GOAL
Please write out the lines of the data exactly, beginning with the first and ending with the line containing "r_squared = 0.9077"; leave the pictures behind.
* Start *
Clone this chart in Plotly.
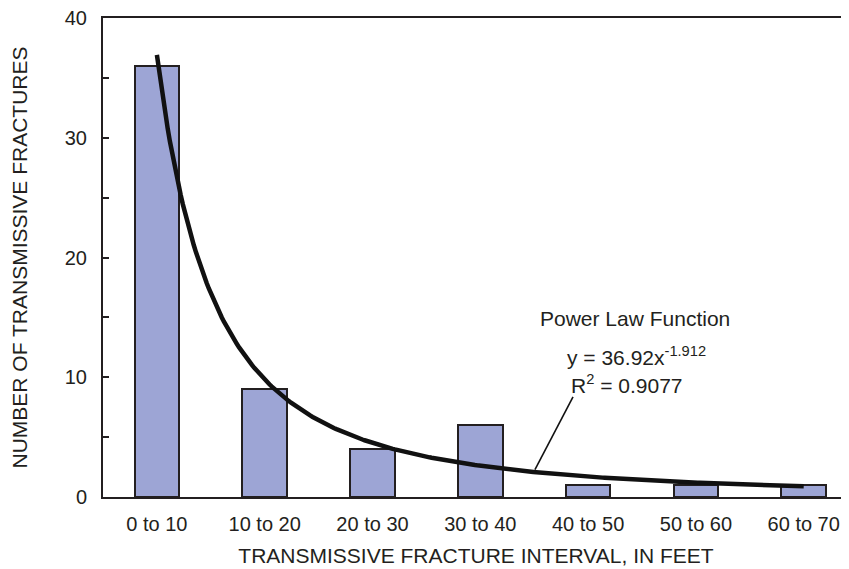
import numpy as np
import plotly.graph_objects as go

categories = ["0 to 10", "10 to 20", "20 to 30", "30 to 40", "40 to 50", "50 to 60", "60 to 70"]
counts = [36, 9, 4, 6, 1, 1, 1]
fit_coef = 36.92
fit_exp = -1.912
r_squared = 0.9077

ink = "#231f20"
font = "Liberation Sans, Arial, sans-serif"

xpos = list(range(len(categories)))
t = np.linspace(1, len(categories), 300)
fit_y = fit_coef * t ** fit_exp

fig = go.Figure()
fig.add_trace(go.Bar(
    x=xpos, y=counts, width=0.413,
    marker=dict(color="#9da5d5", line=dict(color=ink, width=2)),
    showlegend=False, hoverinfo="skip",
))
fig.add_trace(go.Scatter(
    x=t - 1, y=fit_y, mode="lines",
    line=dict(color="#111111", width=4.5),
    showlegend=False, hoverinfo="skip",
))

# annotation text
afont = dict(size=21, color=ink, family=font)
fig.add_annotation(x=4.435, y=14.9, text="Power Law Function", showarrow=False,
                   font=afont, xanchor="center", yanchor="middle")
fig.add_annotation(x=4.45, y=11.8, text=f"y = {fit_coef}x<sup>{fit_exp}</sup>", showarrow=False,
                   font=afont, xanchor="center", yanchor="middle")
fig.add_annotation(x=4.36, y=9.45, text=f"R<sup>2</sup> = {r_squared}", showarrow=False,
                   font=afont, xanchor="center", yanchor="middle")
fig.add_shape(type="line", x0=3.86, y0=8.37, x1=3.507, y1=2.28,
              line=dict(color="#111111", width=1.6))

fig.update_layout(
    width=841, height=561,
    margin=dict(l=95, r=0, t=10, b=72),
    plot_bgcolor="white", paper_bgcolor="white",
    font=dict(family=font, size=20, color=ink),
    bargap=0,
)
fig.update_xaxes(
    range=[-0.5, 6.42], tickvals=xpos, ticktext=categories,
    showline=True, linecolor=ink, linewidth=2, mirror=True,
    ticks="", showgrid=False, zeroline=False, automargin=False,
    tickfont=dict(size=20, color=ink), ticklabelstandoff=8,
    ticklabeloverflow="allow",
    title=dict(text="TRANSMISSIVE FRACTURE INTERVAL, IN FEET", font=dict(size=21, color=ink), standoff=14),
)
fig.update_yaxes(
    range=[0, 40], tickvals=[0, 10, 20, 30, 40],
    showline=True, linecolor=ink, linewidth=2,
    ticks="inside", ticklen=6, tickwidth=2, tickcolor=ink,
    minor=dict(tickvals=[5, 15, 25, 35], ticks="inside", ticklen=6, tickwidth=2, tickcolor=ink),
    showgrid=False, zeroline=False, automargin=False,
    tickfont=dict(size=20, color=ink), ticklabelstandoff=10,
    ticklabeloverflow="allow",
    title=dict(text="NUMBER OF TRANSMISSIVE FRACTURES", font=dict(size=21, color=ink), standoff=40),
)

fig.write_html("out.html")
* End *
RESULT OF THIS EXERCISE
Clone this chart in Plotly.
import numpy as np
import plotly.graph_objects as go

categories = ["0 to 10", "10 to 20", "20 to 30", "30 to 40", "40 to 50", "50 to 60", "60 to 70"]
counts = [36, 9, 4, 6, 1, 1, 1]
fit_coef = 36.92
fit_exp = -1.912
r_squared = 0.9077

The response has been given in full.